Por Rafael Nieto Loaiza
De repente las voces que defienden la
prohibición de cultivar y comercializar drogas se han silenciado. Con
ocasión del referendo para la legalización de la marihuana en
California, no se oye por estos lares sino a quienes creen que la lucha
actual es un fracaso y que el ‘prohibicionismo’ debe ser abolido.
Quienes defienden la necesidad de un
viraje en el manejo del problema tienen, para nuestro caso, tres
argumentos fundamentales. Uno sostiene que “el Plan Colombia está lejos
de ser modelo de éxito [… y] la oferta en Colombia continúa igual”. La
afirmación es falsa. Si antes del Plan Colombia teníamos más de 180.000
hectáreas de narcocultivos, a fines de 2009 eran 60.000, una reducción
de dos terceras partes. Más allá de semejante impacto, es seguro que
sin el Plan los narcocultivos se habrían multiplicado, con
consecuencias nefastas: el fortalecimiento de los grupos armados
ilegales que se nutren del narcotráfico y el aumento de la corrupción y
la infiltración de la criminalidad en la política y el gobierno.
Otro alegato sostiene que la
“militarización como fórmula para combatir las mafias y la producción
ha sido ineficaz”. Puede ser el caso de Afganistán hoy, pero
ciertamente no es la realidad colombiana. El Plan Colombia fortaleció
decididamente a la Fuerza Pública y, junto con la política de seguridad
democrática, es responsable del desmonte de las autodefensas y de la
fragilidad actual de las Farc y el Eln. Aunque suene obvio, hay que
repetirlo: la simbiosis entre grupos armados y narcotráfico hacía
indispensable que los militares entraran en la lucha contra el
narcotráfico. Sin la participación activa de las Fuerzas Militares no
hubiesen sido posibles los éxitos actuales. Una aproximación
exclusivamente policial habría sido insuficiente. En cambio, la
combinación de esfuerzos se tradujo en una reducción del 95% en los
secuestros y en 13.000 homicidios menos por año.
Finalmente sostienen que “un capo
preso, extraditado o muerto es reemplazado en poco tiempo por otro más
poderoso y peligroso que el anterior”. La afirmación riñe con la
evidencia. Mucho va del cartel de Medellín, Pablo Escobar y los
Rodríguez Orejuela a… ¿alguien recuerda los nombres de los capos de
hoy? No, porque su poder y su capacidad de hacer daño han disminuido en
forma sustantiva. Sigue habiendo narcos y mafias, claro, pero ya no son
los de antes.
Es verdad que de aprobarse el referendo
en California sería indispensable dar un debate global sobre el asunto.
No pareciera tener sentido que en los países productores, Colombia a la
cabeza, nos aboquemos a enfrentar a sangre y fuego el narcotráfico, con
un costo enorme en vidas y dinero, y en el mayor consumidor del mundo
sea lícito cultivar y comercializar sustancias psicoactivas.

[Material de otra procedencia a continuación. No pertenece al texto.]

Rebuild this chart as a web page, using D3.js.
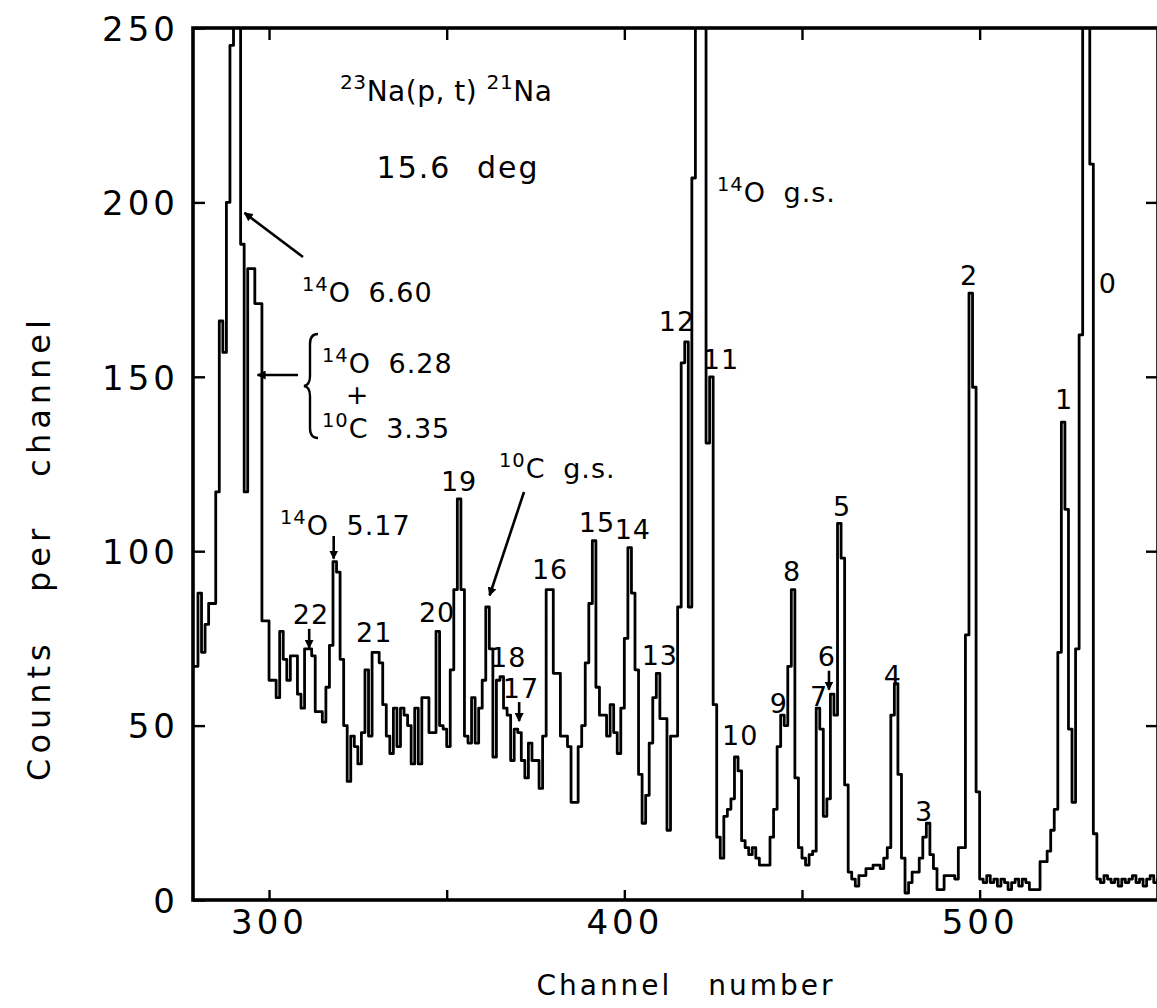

Pero lo cierto es que, más allá de ese
eventual debate, en Colombia había y hay hoy necesidad de enfrentar con
la fuerza legítima del Estado a los narcotraficantes, guerrillas
incluidas. Y de perseguir y desmontar los narcocultivos. Las políticas
de sustitución de cultivos y desarrollo alternativo y de salud pública
son indispensables, pero insuficientes. La aproximación militar y
policial es insustituible. La polémica sobre la eficacia global de las
políticas actuales en la lucha contra el narcotráfico no debe empañar
nuestra visión del problema. Deben ser nuestras necesidades y problemas
los que definan nuestra estrategia y no una gaseosa discusión
internacional que, además, no se ha dado.